Es ist daher Fridolin, der sich aufmacht, um das Abenteuer zu suchen. Es begegnet ihm zwar - in Form einer blutjungen Prostituierten, die ihn seltsam anrührt, bei einem Kostümverleiher, der seine minderjährige, vermutlich schwachsinnige Tochter an Freier verschachert, und natürlich in jener Villa mit der geheimbundartigen Gesellschaft -, doch zur Erfüllung kommt es nicht. Schnitzler lässt zudem die Grenze zwischen Traum und Realität verschwimmen, sodass letztlich unklar bleibt, was Traum ist und was Wirklichkeit: Die Träume wirken auf seltsame Weise real, und die Wirklichkeit scheint wie ein Traum zu sein, zumal auch die Figuren, die Fridolin begegnen, gleichsam vor seinen Augen und denen des Lesers zu zerfließen scheinen.

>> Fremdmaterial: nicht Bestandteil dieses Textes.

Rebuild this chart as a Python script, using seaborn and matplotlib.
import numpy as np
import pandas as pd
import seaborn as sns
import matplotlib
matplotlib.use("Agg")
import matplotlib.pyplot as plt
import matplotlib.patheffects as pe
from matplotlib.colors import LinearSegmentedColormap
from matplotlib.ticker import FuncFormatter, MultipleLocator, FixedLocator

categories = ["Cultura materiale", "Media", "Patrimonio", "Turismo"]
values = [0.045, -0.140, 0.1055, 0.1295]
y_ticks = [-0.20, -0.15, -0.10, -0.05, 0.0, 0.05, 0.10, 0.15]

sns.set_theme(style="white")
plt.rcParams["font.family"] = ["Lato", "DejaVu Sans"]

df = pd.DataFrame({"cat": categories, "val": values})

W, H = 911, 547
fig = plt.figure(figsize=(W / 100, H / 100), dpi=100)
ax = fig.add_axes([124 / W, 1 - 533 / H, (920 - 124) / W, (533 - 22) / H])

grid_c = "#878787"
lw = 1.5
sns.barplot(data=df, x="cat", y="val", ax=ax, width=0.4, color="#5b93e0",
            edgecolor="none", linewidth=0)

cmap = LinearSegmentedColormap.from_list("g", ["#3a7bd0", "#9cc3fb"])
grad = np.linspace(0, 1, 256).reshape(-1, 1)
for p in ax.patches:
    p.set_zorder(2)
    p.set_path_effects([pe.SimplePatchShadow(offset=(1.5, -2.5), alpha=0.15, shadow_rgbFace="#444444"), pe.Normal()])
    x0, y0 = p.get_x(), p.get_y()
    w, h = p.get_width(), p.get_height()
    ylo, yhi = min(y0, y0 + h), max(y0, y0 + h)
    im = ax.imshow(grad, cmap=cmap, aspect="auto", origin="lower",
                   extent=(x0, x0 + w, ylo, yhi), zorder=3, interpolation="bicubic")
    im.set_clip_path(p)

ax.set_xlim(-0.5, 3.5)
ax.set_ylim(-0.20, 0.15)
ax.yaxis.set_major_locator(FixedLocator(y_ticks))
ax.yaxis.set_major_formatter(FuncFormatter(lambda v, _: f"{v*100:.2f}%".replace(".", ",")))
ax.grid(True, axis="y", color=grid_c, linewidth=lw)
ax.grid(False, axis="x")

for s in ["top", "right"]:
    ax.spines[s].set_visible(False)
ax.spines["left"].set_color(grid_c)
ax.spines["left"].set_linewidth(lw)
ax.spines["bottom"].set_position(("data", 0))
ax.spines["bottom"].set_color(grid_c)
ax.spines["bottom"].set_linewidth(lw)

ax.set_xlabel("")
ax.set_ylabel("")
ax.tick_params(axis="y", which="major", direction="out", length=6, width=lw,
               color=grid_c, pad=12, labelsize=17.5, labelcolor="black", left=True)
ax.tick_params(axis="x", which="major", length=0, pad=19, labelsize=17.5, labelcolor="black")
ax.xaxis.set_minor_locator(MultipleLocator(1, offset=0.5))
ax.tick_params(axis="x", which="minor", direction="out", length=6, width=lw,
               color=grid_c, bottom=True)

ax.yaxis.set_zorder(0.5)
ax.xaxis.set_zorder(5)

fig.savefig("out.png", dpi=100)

Schnitzlers "Traumnovelle" entzieht sich einer eindeutigen Interpretation und ist zugleich ein bezaubernd schönes Stück Literatur, ein Klassiker, der für den Kubrick-Film "Eyes Wide Shut" als Vorlage diente.
Bei dtv ist die Novelle in der "Bibliothek der Erstausgaben" erschienen, es handelt sich also um den Originaltext. Im Anhang findet der Leser ein Glossar mit den heute ungebräuchlichen oder dem Wienerischen entlehnten Ausdrücken, ferner einen ausführlichen Lebenslauf des Schriftstellers Arthur Schnitzler und ein Nachwort, in dem der Leser einige Hilfen zum besseren Verständnis der Novelle erhält und zugleich erfährt, wie eng sich Kubrick mit seinem Film an Schnitzlers Vorlage gehalten hat.
Das Buch ist klassisch-schlicht aufgemacht. Die Zeilennummerierung ermöglicht exaktes Zitieren und macht diese Ausgabe daher auch für Schule, Studium und wissenschaftliche Arbeit tauglich.
Wer sich für hochwertige deutschsprachige Literatur, insbesondere im Originaltext, interessiert, sollte dieses Werk nicht versäumen, zumal das Preis-Leistungs-Verhältnis dieser in gewohnter Dtv-Qualität gehaltenen Ausgabe nur schwer zu übertreffen sein dürfte.